E.g. We perceived Brad as a cold, manipulative, sociopathic, closed off guy. His abusive brother turns up for 8 hours and he loses his shit so much it was the best acting Danny Pudi’s ever portrayed in his goddamn life.
We see C.W as a drunk, old, infamous writer - well past his sell buy date - until we see him in his youth. The struggles he entailed as an aspiring novelist, the way his mind used to work, the visions he saw that no one else understood.
We see Poppy and Ian as narcissistic, elitist creatives, always at each other’s throats. Then we see them as vulnerable children. Kids who had to work to get to where they are. Fighting so many hardships to find each other and to have a kindred spirit for once in their lives.
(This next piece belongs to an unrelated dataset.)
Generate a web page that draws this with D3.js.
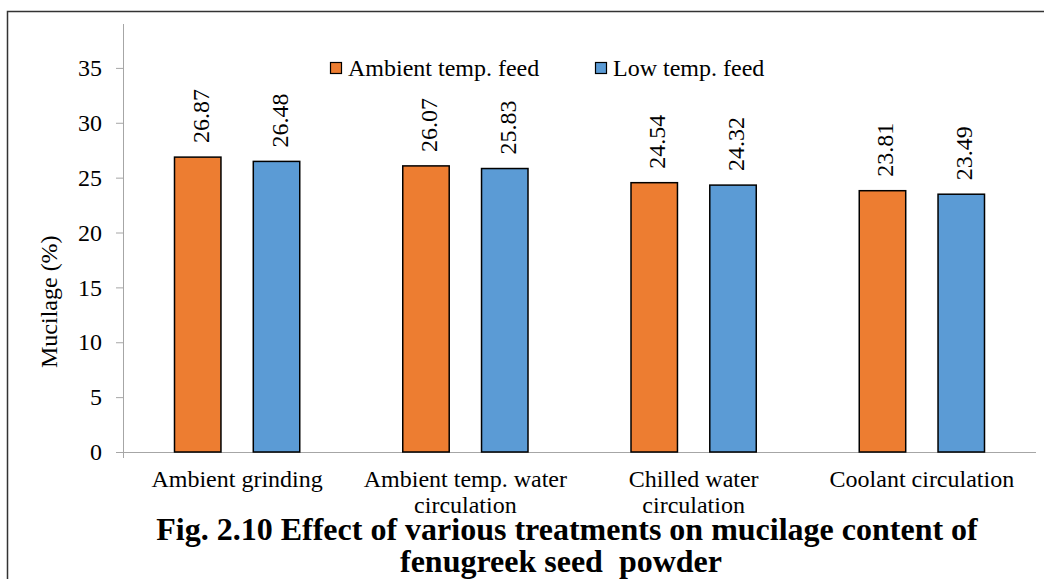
<!DOCTYPE html>
<meta charset="utf-8">
<script src="https://d3js.org/d3.v7.min.js"></script>
<style>
  body { margin: 0; background: #fff; }
  svg text { font-family: "Liberation Serif", "Times New Roman", serif; fill: #000; }
</style>
<div id="chart"></div>
<script>
// data
var categories = ["Ambient grinding", "Ambient temp. water circulation", "Chilled water circulation", "Coolant circulation"];
var seriesNames = ["Ambient temp. feed", "Low temp. feed"];
var ambientFeed = [26.87, 26.07, 24.54, 23.81];
var lowFeed = [26.48, 25.83, 24.32, 23.49];
var yTicks = [0, 5, 10, 15, 20, 25, 30, 35];
var colors = ["#ed7d31", "#5b9bd5"];

var W = 1044, H = 579;
var margin = { top: 24, left: 123 };
var plotW = 1036 - margin.left, plotH = 452 - margin.top;

var svg = d3.select("#chart").append("svg")
    .attr("width", W).attr("height", H);

// outer frame
svg.append("rect")
    .attr("x", 7.5).attr("y", 11.5)
    .attr("width", W).attr("height", H)
    .attr("fill", "none").attr("stroke", "#333").attr("stroke-width", 1.5);

var g = svg.append("g").attr("transform", "translate(" + margin.left + "," + margin.top + ")");

var x0 = d3.scaleBand().domain(categories).range([0, plotW]);
var x1 = d3.scaleBand().domain(seriesNames).range([51.5, x0.bandwidth() - 51.5]).paddingInner(32 / 78);
var y = d3.scaleLinear().domain([0, 39]).range([plotH, 0]);

// y axis
var yAxis = g.append("g")
    .call(d3.axisLeft(y).tickValues(yTicks).tickSize(7).tickPadding(14));
yAxis.select(".domain").attr("stroke", "#a6a6a6").attr("d", "M0.5," + (plotH + 6) + "V0");
yAxis.selectAll(".tick line").attr("stroke", "#a6a6a6");
yAxis.selectAll(".tick text").style("font-size", "24px").style("font-family", "Liberation Serif");

// x axis
var xAxis = g.append("g").attr("transform", "translate(0," + plotH + ")")
    .call(d3.axisBottom(x0).tickSize(0).tickFormat(""));
xAxis.select(".domain").attr("stroke", "#a6a6a6").attr("d", "M-7,0.5H" + plotW);

// x labels (wrapped)
var wraps = {
  "Ambient grinding": ["Ambient grinding"],
  "Ambient temp. water circulation": ["Ambient temp. water", "circulation"],
  "Chilled water circulation": ["Chilled water", "circulation"],
  "Coolant circulation": ["Coolant circulation"]
};
categories.forEach(function (c) {
  var cx = x0(c) + x0.bandwidth() / 2;
  var t = g.append("text")
      .attr("y", plotH + 35)
      .attr("text-anchor", "middle")
      .style("font-size", "24px");
  wraps[c].forEach(function (line, i) {
    t.append("tspan").attr("x", cx).attr("dy", i ? 26 : 0).text(line);
  });
});

// bars
var rows = categories.map(function (c, i) { return { cat: c, vals: [ambientFeed[i], lowFeed[i]] }; });
var grp = g.selectAll(".grp").data(rows).enter().append("g")
    .attr("transform", function (d) { return "translate(" + x0(d.cat) + ",0)"; });

grp.selectAll("rect").data(function (d) { return d.vals.map(function (v, j) { return { s: seriesNames[j], v: v, j: j }; }); })
  .enter().append("rect")
    .attr("x", function (d) { return x1(d.s); })
    .attr("y", function (d) { return y(d.v); })
    .attr("width", x1.bandwidth())
    .attr("height", function (d) { return plotH - y(d.v); })
    .attr("fill", function (d) { return colors[d.j]; })
    .attr("stroke", "#000").attr("stroke-width", 1.5);

grp.selectAll(".lbl").data(function (d) { return d.vals.map(function (v, j) { return { s: seriesNames[j], v: v }; }); })
  .enter().append("text")
    .attr("transform", function (d) {
      return "translate(" + (x1(d.s) + x1.bandwidth() / 2 + 11) + "," + (y(d.v) - 14) + ") rotate(-90)";
    })
    .style("font-size", "24px")
    .text(function (d) { return d.v.toFixed(2); });

// legend
var legend = svg.append("g").attr("transform", "translate(330,62)");
var legX = [0, 265];
seriesNames.forEach(function (s, i) {
  legend.append("rect").attr("x", legX[i] + 0.5).attr("y", 0.5).attr("width", 11).attr("height", 11)
      .attr("fill", colors[i]).attr("stroke", "#000").attr("stroke-width", 1.2);
  legend.append("text").attr("x", legX[i] + 18).attr("y", 14)
      .style("font-size", "24px").text(s);
});

// y title
svg.append("text")
    .attr("transform", "translate(57,368) rotate(-90)")
    .attr("text-anchor", "start")
    .style("font-size", "24px")
    .text("Mucilage (%)");

// caption
var cap = svg.append("text").attr("text-anchor", "middle").style("font-size", "32px").style("font-weight", "bold");
cap.append("tspan").attr("x", 567).attr("y", 540).text("Fig. 2.10 Effect of various treatments on mucilage content of");
cap.append("tspan").attr("x", 561).attr("y", 572).style("white-space", "pre").text("fenugreek seed  powder");
</script>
We see David as a completely open book. An executive producer who gets walked all over and tries to see the best in everyone. A man who’s so optimistic despite the fact he’s a child of divorce, had a drunk, abusive father, and had a traumatic divorce himself.
We’re so blind-sighted by the fact he’s also a suicidal depressive who drinks a bottle of wine every night to help him get to sleep because everyone else’s trauma is more transparent than his.
Which says a lot - considering we know next to nothing about the actual lives of these characters and what their exterior relationships to the company look like in reality.
It’s a hyperbolic realisation about coworker relationships, which is a stunning way to portray a TV show about the people who produce a fantasy role playing video game.
We don’t see what happens to David after a shitty day at the office. We have no idea where Jo lives. Does she live with her parents, or alone, with a partner? Brad?! That man is so ambiguous he could live in a junkyard for all we knew! Not that he would.
Their lives are kept so under wraps that we can’t perceive them in any other light other than their work personas a lot of the time. Which makes the idea of backstory so much more impactful.